Frank was many things; a liar wasn’t one of them. There was every chance that Eddie had been going under an alias. The Galaxy’s waiting staff were paid cash in hand. Several probably had good reason to keep their identity secret.

‘What happened to April?’ I asked.

‘She discharged herself from hospital.’

‘And went where?’

‘I don’t know.’

‘It doesn’t make any sense. If she was so crazy about you, why would she vanish like that?’

The muscles in Frank’s jaw clenched and unclenched. He looked at the photograph like a man with vertigo compelled to stare over a precipice.
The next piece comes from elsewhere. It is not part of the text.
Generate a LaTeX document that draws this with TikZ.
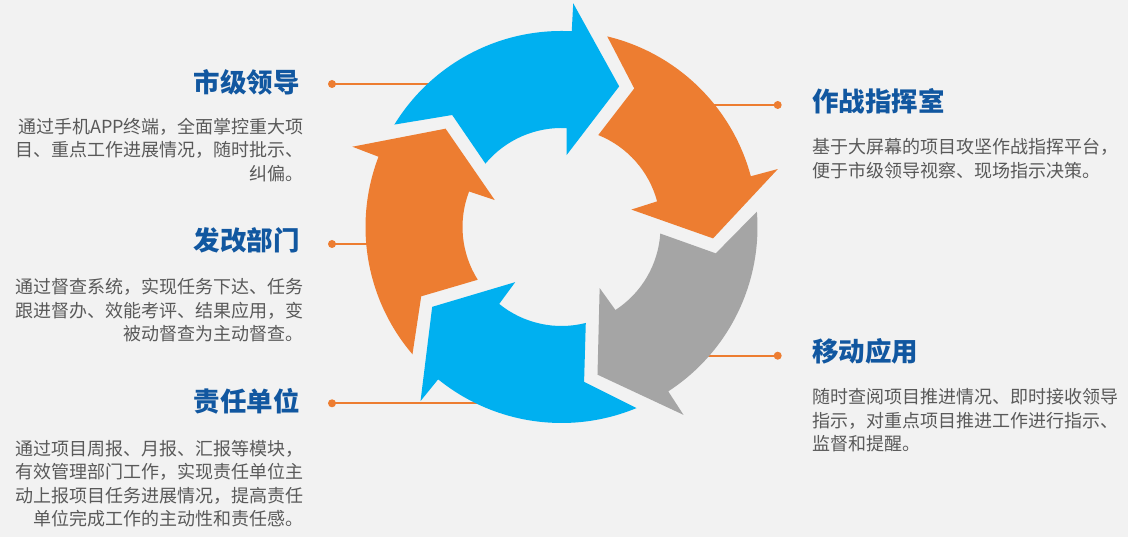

If I’d wanted to do him a favour, I’d have taken the thing off the table.

It stayed where it was.

‘When I visited April, she asked me what I thought the future was for us. She told me that I had to be completely honest, and I was.’

‘Meaning you dumped her?’

‘I couldn’t leave my wife.’

‘You managed it easily enough ten years later.’
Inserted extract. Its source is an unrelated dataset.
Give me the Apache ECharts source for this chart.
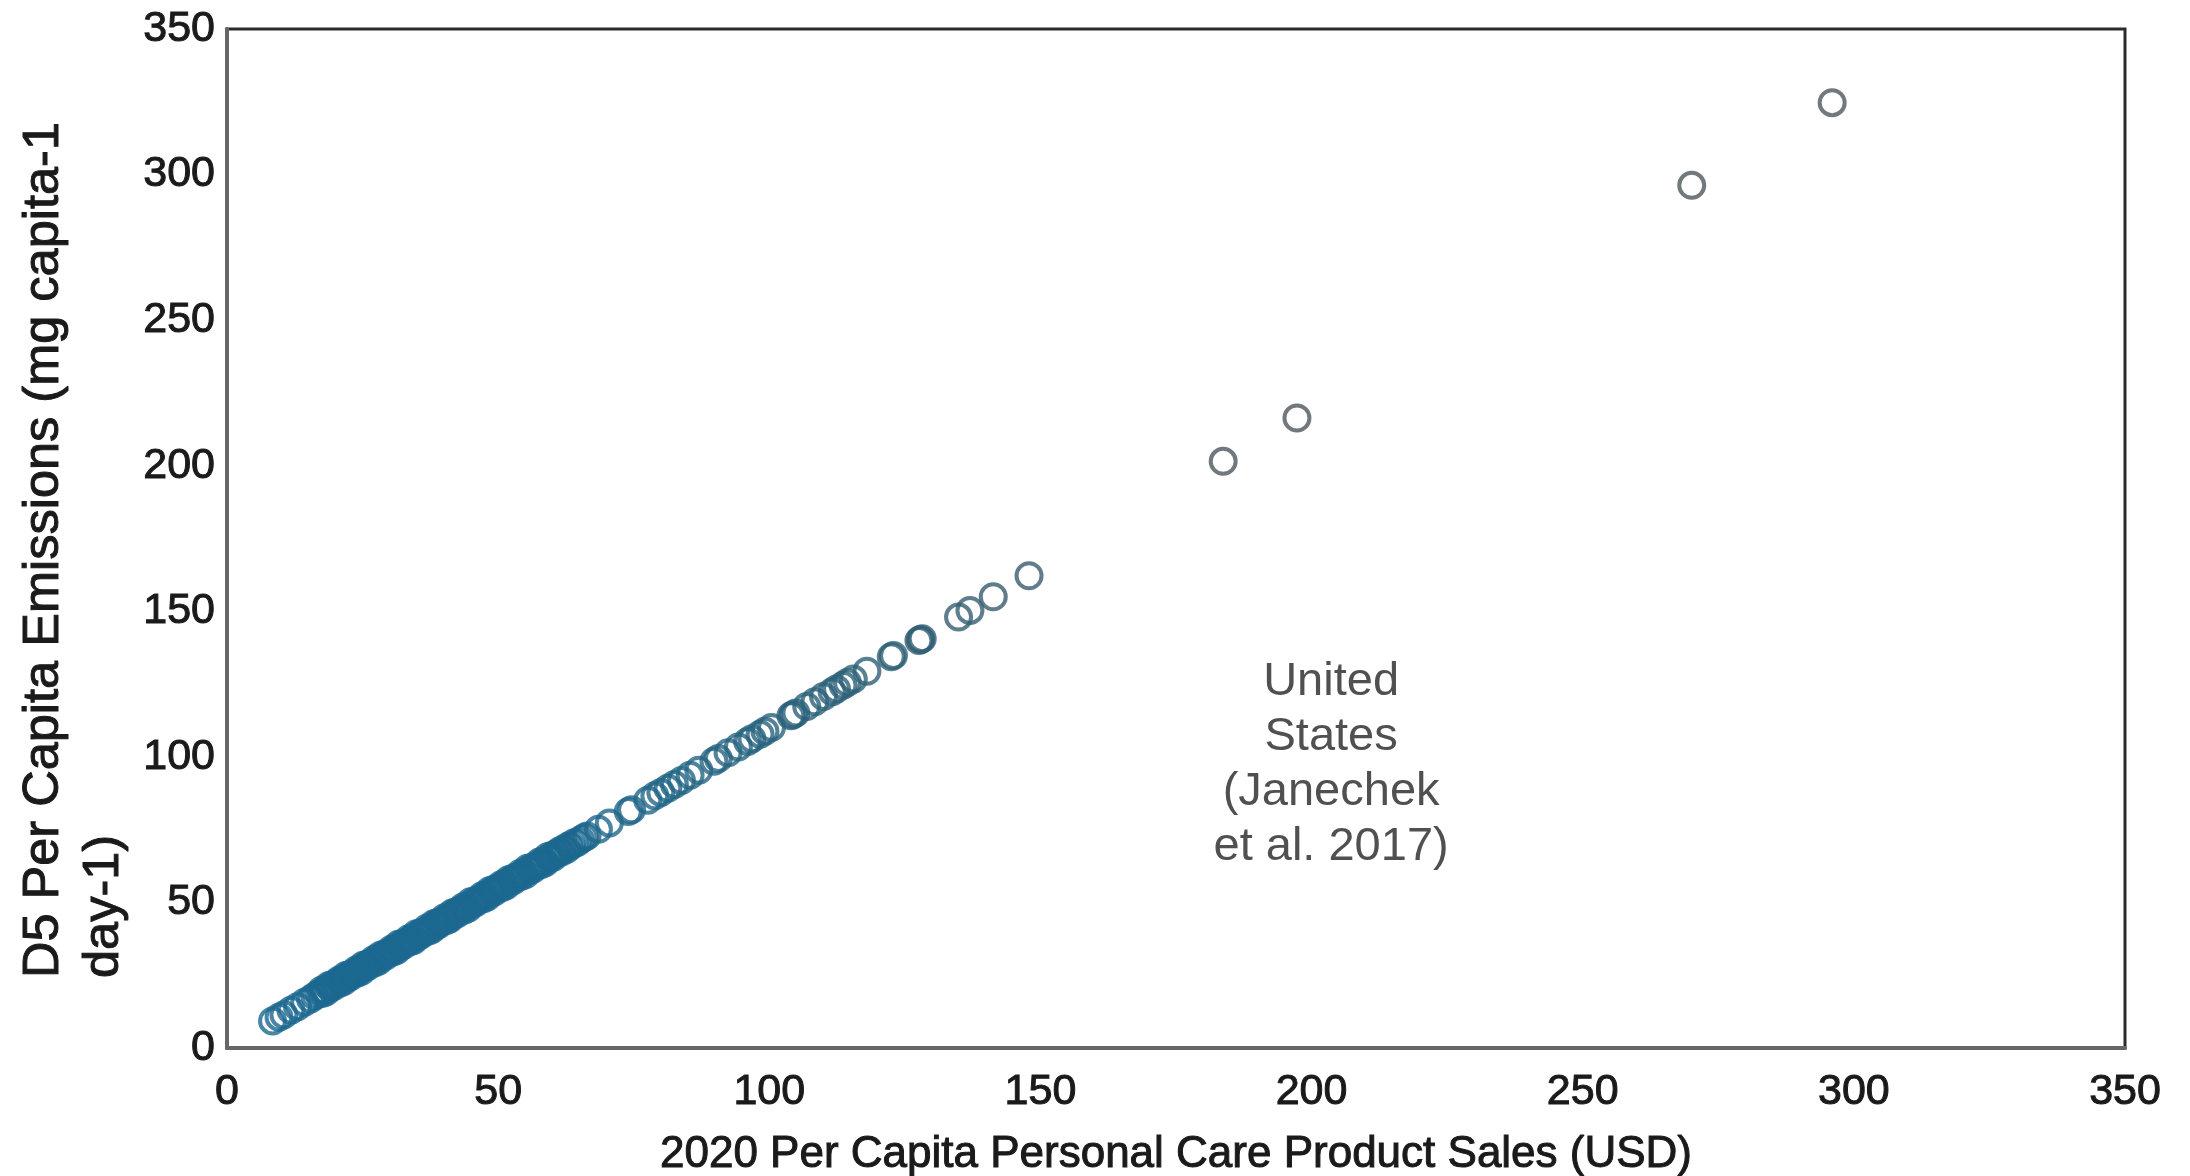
<!DOCTYPE html>
<html>
<head>
<meta charset="utf-8">
<script src="https://cdn.jsdelivr.net/npm/echarts@6/dist/echarts.min.js"></script>
<style>
  html, body { margin: 0; padding: 0; background: #ffffff; }
  #chart { width: 2190px; height: 1176px; }
</style>
</head>
<body>
<div id="chart"></div>
<script>
// 2020 per capita personal care product sales (USD), one value per region
const salesUSD = [
  8.4, 9.6, 10.5, 11.8, 13.0, 14.3, 15.4, 16.2,
  17.0, 17.4, 17.7, 18.0, 18.3, 18.7, 19.0, 19.3, 19.7, 20.0, 20.2, 20.6, 20.9, 21.2, 21.6, 21.9,
  22.1, 22.5, 22.8, 23.2, 23.5, 23.8, 24.1, 24.4, 24.8, 25.1, 25.3, 25.7, 26.0, 26.4, 26.7, 27.0,
  27.3, 27.7, 28.0, 28.3, 28.6, 29.0, 29.3, 29.6, 29.9, 30.3, 30.6, 30.9, 31.3, 31.6, 31.9, 32.2,
  32.6, 32.9, 33.2, 33.5, 33.9, 34.2, 34.5, 34.9, 35.2, 35.5, 35.8, 36.2, 36.5, 36.8, 37.2, 37.5,
  37.8, 38.1, 38.5, 38.8, 39.1, 39.5, 39.8, 40.1, 40.5, 40.8, 41.1, 41.5, 41.8, 42.1, 42.5, 42.8,
  43.1, 43.5, 43.8, 44.2, 44.5, 44.9, 45.2, 45.6, 45.9, 46.3, 46.6, 47.0, 47.3, 47.7, 48.0, 48.4,
  48.7, 49.1, 49.4, 49.8, 50.1, 50.5, 50.8, 51.2, 51.5, 51.9, 52.2, 52.6, 52.9, 53.3, 53.6, 54.0,
  54.3, 54.7, 55.1, 55.4, 55.8, 56.1, 56.5, 56.9, 57.2, 57.6, 58.0, 58.3, 58.7, 59.1, 59.4, 59.8,
  60.2, 60.6, 60.9, 61.3, 61.7, 62.1, 62.6, 63.0, 63.5, 64.0, 64.6, 65.2, 65.9, 66.4,
  68.5, 70.5, 74.0, 74.6, 77.6, 78.9, 80.0, 81.3, 82.5, 83.8, 85.4, 87.0, 89.8, 90.6, 92.4, 94.3,
  96.0, 96.8, 98.3, 99.2, 100.4, 104.0, 104.4, 104.9, 106.9, 108.4, 110.0, 111.6, 112.4, 113.6, 114.4, 115.5,
  118.0, 122.5, 122.9, 127.6, 127.9, 128.2, 134.9, 137.0, 141.3, 147.9,
  183.7, 197.3, 270.1, 296.0
];

// D5 per capita emissions (mg capita-1 day-1), same order as salesUSD
const emissionsMg = [
  9.3, 10.6, 11.4, 13.0, 14.2, 15.7, 16.8, 17.9,
  18.6, 19.8, 18.8, 20.0, 19.3, 21.4, 20.6, 21.7, 21.1, 22.0, 22.2, 23.3, 22.3, 23.6, 22.9, 24.9,
  24.0, 25.2, 24.5, 25.6, 25.8, 26.8, 25.8, 27.1, 26.4, 28.4, 27.6, 28.7, 28.0, 29.1, 29.3, 30.3,
  29.3, 30.7, 29.9, 31.9, 31.2, 32.3, 31.6, 32.6, 32.8, 33.9, 33.0, 34.2, 33.5, 35.6, 34.8, 35.8,
  35.3, 36.2, 36.4, 37.5, 36.6, 37.8, 37.0, 39.2, 38.4, 39.4, 38.8, 39.8, 40.0, 41.1, 40.2, 41.4,
  40.7, 42.7, 42.0, 43.1, 42.4, 43.4, 43.7, 44.7, 43.8, 45.1, 44.3, 46.4, 45.7, 46.7, 46.1, 47.1,
  47.3, 48.4, 47.4, 48.8, 48.0, 50.2, 49.4, 50.5, 49.9, 50.9, 51.1, 52.3, 51.3, 52.6, 51.9, 54.0,
  53.2, 54.4, 53.7, 54.7, 55.0, 56.1, 55.1, 56.5, 55.7, 57.8, 57.1, 58.2, 57.5, 58.6, 58.8, 59.9,
  59.0, 60.3, 59.6, 61.7, 61.0, 62.0, 61.5, 62.5, 62.7, 63.9, 63.0, 64.3, 63.6, 65.7, 65.0, 66.1,
  65.5, 66.6, 66.8, 67.7, 67.3, 68.4, 68.2, 69.5, 69.5, 70.5, 70.6, 71.5, 72.3, 72.8,
  75.1, 77.3, 81.2, 81.8, 85.1, 86.6, 87.8, 89.2, 90.5, 91.9, 93.7, 95.4, 98.5, 99.4, 101.4, 103.4,
  105.3, 106.2, 107.8, 108.8, 110.1, 114.1, 114.5, 115.1, 117.3, 118.9, 120.7, 122.4, 123.3, 124.6, 125.5, 126.7,
  129.4, 134.4, 134.8, 140.0, 140.3, 140.6, 148.0, 150.3, 155.0, 162.2,
  201.5, 216.4, 296.3, 324.7
];

// Axis ticks shared by both axes
const axisTicks = [0, 50, 100, 150, 200, 250, 300, 350];

const annotationLines = ['United', 'States', '(Janechek', 'et al. 2017)'];
const yTitleLines = ['D5 Per Capita Emissions (mg capita-1', 'day-1)'];
const xTitle = '2020 Per Capita Personal Care Product Sales (USD)';

const FONT = '"Liberation Sans", Arial, Helvetica, sans-serif';
const INK = '#1a1a1a';

// Ring colour fades from blue (crowded low end) toward slate grey (sparse high end)
const ringStops = [
  [0,   [27, 104, 144]],
  [60,  [27, 104, 144]],
  [100, [40, 99, 125]],
  [150, [58, 92, 107]],
  [185, [78, 87, 93]],
  [400, [78, 87, 93]]
];
function ringColor(x) {
  for (let i = 1; i < ringStops.length; i++) {
    const [x1, c1] = ringStops[i];
    const [x0, c0] = ringStops[i - 1];
    if (x <= x1) {
      const t = (x - x0) / (x1 - x0);
      const c = c0.map((v, k) => Math.round(v + (c1[k] - v) * t));
      return 'rgb(' + c.join(',') + ')';
    }
  }
  return 'rgb(78,87,93)';
}

const points = salesUSD.map((x, i) => ({
  value: [x, emissionsMg[i]],
  itemStyle: { borderColor: ringColor(x) }
}));

const chart = echarts.init(document.getElementById('chart'), null, { renderer: 'canvas' });

const axisMin = axisTicks[0];
const axisMax = axisTicks[axisTicks.length - 1];
const axisStep = axisTicks[1] - axisTicks[0];

// Slight outline thickens the glyphs a little
const tickStyle = { fontFamily: FONT, fontSize: 43, color: INK, textBorderColor: INK, textBorderWidth: 1 };
const titleStyle = { fontFamily: FONT, fontSize: 44, color: INK, textBorderColor: INK, textBorderWidth: 1 };

chart.setOption({
  animation: false,
  backgroundColor: '#ffffff',
  grid: {
    left: 227, right: 65, top: 29, bottom: 128,
    containLabel: false,
    outerBoundsMode: 'none',
    show: true, borderColor: '#2b2b2b', borderWidth: 3, backgroundColor: 'transparent'
  },
  xAxis: {
    type: 'value',
    min: axisMin, max: axisMax, interval: axisStep,
    axisLine: { show: true, onZero: false, lineStyle: { color: '#666666', width: 4 } },
    axisTick: { show: false },
    splitLine: { show: false },
    axisLabel: Object.assign({ margin: 23 }, tickStyle),
    name: xTitle,
    nameLocation: 'middle',
    nameGap: 85,
    nameTextStyle: titleStyle
  },
  yAxis: {
    type: 'value',
    min: axisMin, max: axisMax, interval: axisStep,
    axisLine: { show: true, onZero: false, lineStyle: { color: '#666666', width: 4 } },
    axisTick: { show: false },
    splitLine: { show: false },
    axisLabel: Object.assign({ margin: 12 }, tickStyle)
  },
  series: [{
    type: 'scatter',
    data: points,
    symbol: 'circle',
    symbolSize: 25,
    itemStyle: { color: 'rgba(0,0,0,0)', borderWidth: 4 },
    emphasis: { disabled: true }
  }]
});

// Annotation placed in data space, plus the left-aligned two-line y-axis title
const notePos = chart.convertToPixel({ gridIndex: 0 }, [203.6, 97.2]);
chart.setOption({
  graphic: [
    {
      type: 'text',
      x: notePos[0], y: notePos[1],
      style: {
        text: annotationLines.join('\n'),
        fontFamily: FONT, fontSize: 47, lineHeight: 55,
        fill: '#505050', align: 'center', verticalAlign: 'middle'
      }
    },
    {
      type: 'text',
      x: 14, y: 978,
      rotation: Math.PI / 2,
      style: {
        text: yTitleLines.join('\n'),
        fontFamily: FONT, fontSize: 50.5, lineHeight: 60,
        fill: INK, stroke: INK, lineWidth: 1,
        align: 'left', verticalAlign: 'top'
      }
    }
  ]
});
</script>
</body>
</html>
Frank’s shoulders tensed. For a moment I thought he was going to stick one on me. Then his body crumpled as though a fuse had blown in his emotional motherboard. ‘What’s done is done,’ he said. ‘You can’t make me feel any worse than I do already.’

‘Maybe not, but what if Anna Jennings has found April and got her story?’

‘Then I’ll deny it. There’s no proof we were seeing each other.’

‘You’re sure? No letters, nothing like that?’

‘Positive.’

‘Did April know anything about your plans for Cartwright?’

‘I might have said something about killing the bastard, but that was just in the heat of the moment. She didn’t know anything specific.’

‘Even so, if it comes out what Cartwright did to her, and what you said afterwards, then it’s enough for the file to be reopened.’

‘I was two hundred miles away the night he was killed. There’s nothing that could connect me to him. And if this journo does have something, don’t you think Kirkleys would have printed it by now?’

He had a point. Lord Kirkleys would leave himself open to one hell of a libel suit if he called Frank a cop-killer without rock-solid corroboration. And now that his rival had withdrawn from the Post bid, there was no need to do it anyway.

‘But you know what?’ Frank continued. ‘I almost wish he would.’

‘Why?’

‘Don’t they reckon what you do in this life affects what happens to you in the next?’

‘You mean karma?’

‘That’s it,’ said Frank. ‘Although maybe you don’t always have to wait. Maybe you get what you deserve before you go. What happened to Harry could be punishment for what happened to April.’

‘Apart from: wouldn’t that be punishing Harry?’

‘She’s dead. I’ve got live with it.’

Was he right? Does the wrong we do to others come back to bite us in the arse, as the Dalai Lama probably wouldn’t have put it? I didn’t think so.

‘Life’s random, Frank. The only reason people invent things like karma is they can’t face the fact that everything we do is completely meaningless.’

‘Then why bother doing anything at all?’

Before I could attempt an answer to Frank’s unanswerable question, the door opened and Farrelly walked into the Wise Owl. Our eyes locked and my stomach turned over. ‘I’m parked outside, Mr Parr,’ he said to his boss.